Keeping balance and an open perspective is key to having deep, lasting social impact. Finding and holding the balance between the passion and creativity for your cause with the groundedness of your being, while taking care of yourself as you care deeply and fight for others; and understanding what truly causes positive change as you seek clarity and insight from diverse perspectives that see deeply and widely will serve you and your cause well. From this place of balance and perspective, you will be guided by the truth as it emerges. From this place, you will act and speak the truth that needs to be spoken on behalf of the whole.
Social impact requires a deep understanding and comfort with systems. Hard social sciences like economics have tried to simplify systems into easily manipulated models, while on the other hand, politicians talk about what the system ideally should be and do for its people. In between there is a huge middle ground occupied by bureaucrats, data scientists, artists, community boards, and more. As a social impact professional, you must find ways to connect your own models and goals for the system with all these other players.
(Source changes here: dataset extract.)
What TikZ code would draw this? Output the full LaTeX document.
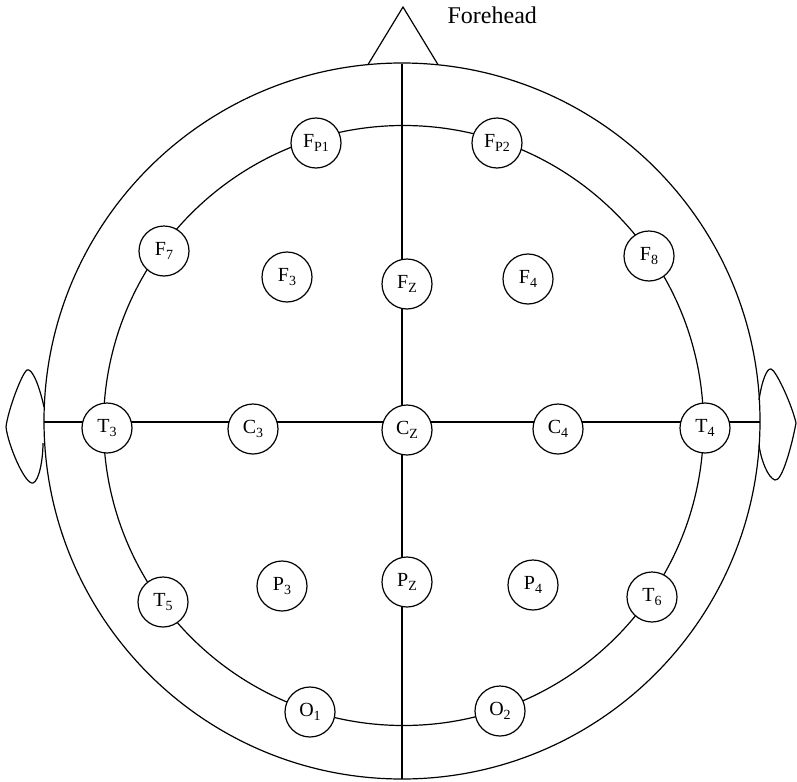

My advice is to get in the door! Zero in on an organization that does the work you are passionate about and do whatever it takes to get in the door. They aren’t hiring for your dream job? If they are hiring for something you are even remotely qualified for- go for that and take every stretch opportunity there is. If you give 100% to the work you’re doing and they see you are committed they will try as hard as they can to retain you which often means crafting a role that suits your strengths and passions and in the long-term finds you doing exactly what you want to do. Who knows, you may surprise yourself and find a type of work you didn’t know you would love in the process.